The listing below begins with the first line you should copy; stop after the line containing "width=4.08cm, text depth=0.98cm]", and drop every picture.

————————

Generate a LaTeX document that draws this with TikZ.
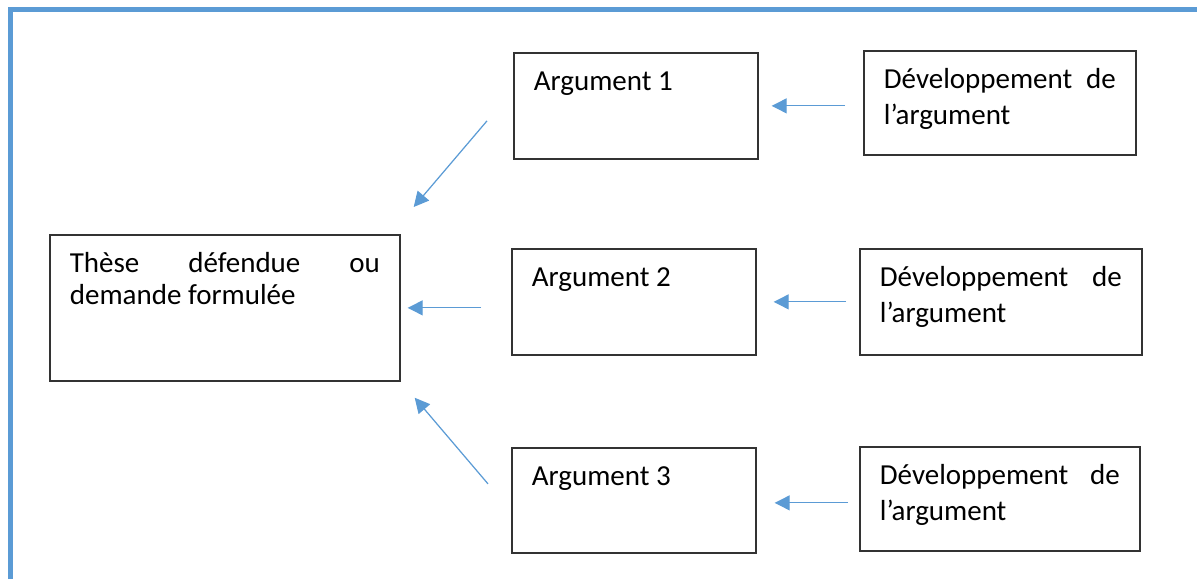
\documentclass[tikz,border=0pt]{standalone}
\usepackage{fontspec}
\setmainfont{Carlito}
\usepackage{xcolor}
\usepackage{tikz}
\usetikzlibrary{arrows.meta,calc}

\definecolor{accentblue}{HTML}{5B9BD5}

\tikzset{
    frame/.style={
        line width=0.1cm,
        draw=accentblue,
        line join=miter
    },
    box/.style={
        draw=black!80,
        line width=1pt,
        anchor=north west,
        inner xsep=0.4cm,
        inner ysep=0.36cm,
        text height=0.4cm,
        align=justify,
        font=\fontsize{16.5pt}{20.2pt}\selectfont
    },
    link/.style={
        draw=accentblue,
        line width=0.7pt,
        -{Triangle[length=0.3cm,width=0.3cm]}
    }
}

\begin{document}
\begin{tikzpicture}[x=0.02cm, y=-0.02cm]
                \useasboundingbox (0,0) rectangle (1197,579);

                % page frame
                \draw[frame] (10.5,579) -- (10.5,9.5) -- (1197,9.5);

                % thesis
                \node[
                    box,
                    text width=6.2cm,
                    text depth=1.8cm,
                    font=\fontsize{16.5pt}{17.9pt}\selectfont
                ] (these) at (49,234) {Thèse défendue ou\linebreak demande formulée};

                % arguments
                \node[box, text width=4.08cm, text depth=1.0cm] (arg1) at (513,52) {Argument 1};
                \node[box, text width=4.08cm, text depth=1.0cm] (arg2) at (511,248) {Argument 2};
                \node[box, text width=4.08cm, text depth=0.98cm] (arg3) at (511,447) {Argument 3};

                % developments
                \node[box, text width=4.64cm, text depth=0.96cm] (dev1) at (863,50) {Développement de\linebreak l’argument};
                \node[box, text width=4.84cm, text depth=1.0cm] (dev2) at (859,248) {Développement de\linebreak l’argument};
                \node[box, text width=4.8cm, text depth=0.96cm] (dev3) at (859,446) {Développement de\linebreak l’argument};

                % arguments towards the thesis
                \draw[link] ($(arg1.west)+(-26,15)$) -- ($(these.north east)+(13,-27)$);
                \draw[link, shorten <=0.6cm, shorten >=0.14cm] (arg2.west |- these.east) -- (these.east);
                \draw[link] ($(arg3.west)+(-23,-16.5)$) -- ($(these.south east)+(14,16)$);

                % developments towards the arguments
                \draw[link, shorten <=0.36cm, shorten >=0.26cm] (dev1.west |- arg1.east) -- (arg1.east);
                \draw[link, shorten <=0.26cm, shorten >=0.34cm] (dev2.west |- arg2.east) -- (arg2.east);
                \draw[link, shorten <=0.22cm, shorten >=0.36cm] ($(dev3.west |- arg3.east)+(0,2.5)$) -- ($(arg3.east)+(0,2.5)$);

\end{tikzpicture}
\end{document}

————————

- _RESULT OF THE TASK_:
Generate a LaTeX document that draws this with TikZ.
\documentclass[tikz,border=0pt]{standalone}
\usepackage{fontspec}
\setmainfont{Carlito}
\usepackage{xcolor}
\usepackage{tikz}
\usetikzlibrary{arrows.meta,calc}

\definecolor{accentblue}{HTML}{5B9BD5}

\tikzset{
    frame/.style={
        line width=0.1cm,
        draw=accentblue,
        line join=miter
    },
    box/.style={
        draw=black!80,
        line width=1pt,
        anchor=north west,
        inner xsep=0.4cm,
        inner ysep=0.36cm,
        text height=0.4cm,
        align=justify,
        font=\fontsize{16.5pt}{20.2pt}\selectfont
    },
    link/.style={
        draw=accentblue,
        line width=0.7pt,
        -{Triangle[length=0.3cm,width=0.3cm]}
    }
}

\begin{document}
\begin{tikzpicture}[x=0.02cm, y=-0.02cm]
                \useasboundingbox (0,0) rectangle (1197,579);

                % page frame
                \draw[frame] (10.5,579) -- (10.5,9.5) -- (1197,9.5);

                % thesis
                \node[
                    box,
                    text width=6.2cm,
                    text depth=1.8cm,
                    font=\fontsize{16.5pt}{17.9pt}\selectfont
                ] (these) at (49,234) {Thèse défendue ou\linebreak demande formulée};

                % arguments
                \node[box, text width=4.08cm, text depth=1.0cm] (arg1) at (513,52) {Argument 1};
                \node[box, text width=4.08cm, text depth=1.0cm] (arg2) at (511,248) {Argument 2};
                \node[box, text width=4.08cm, text depth=0.98cm] (arg3) at (511,447) {Argument 3};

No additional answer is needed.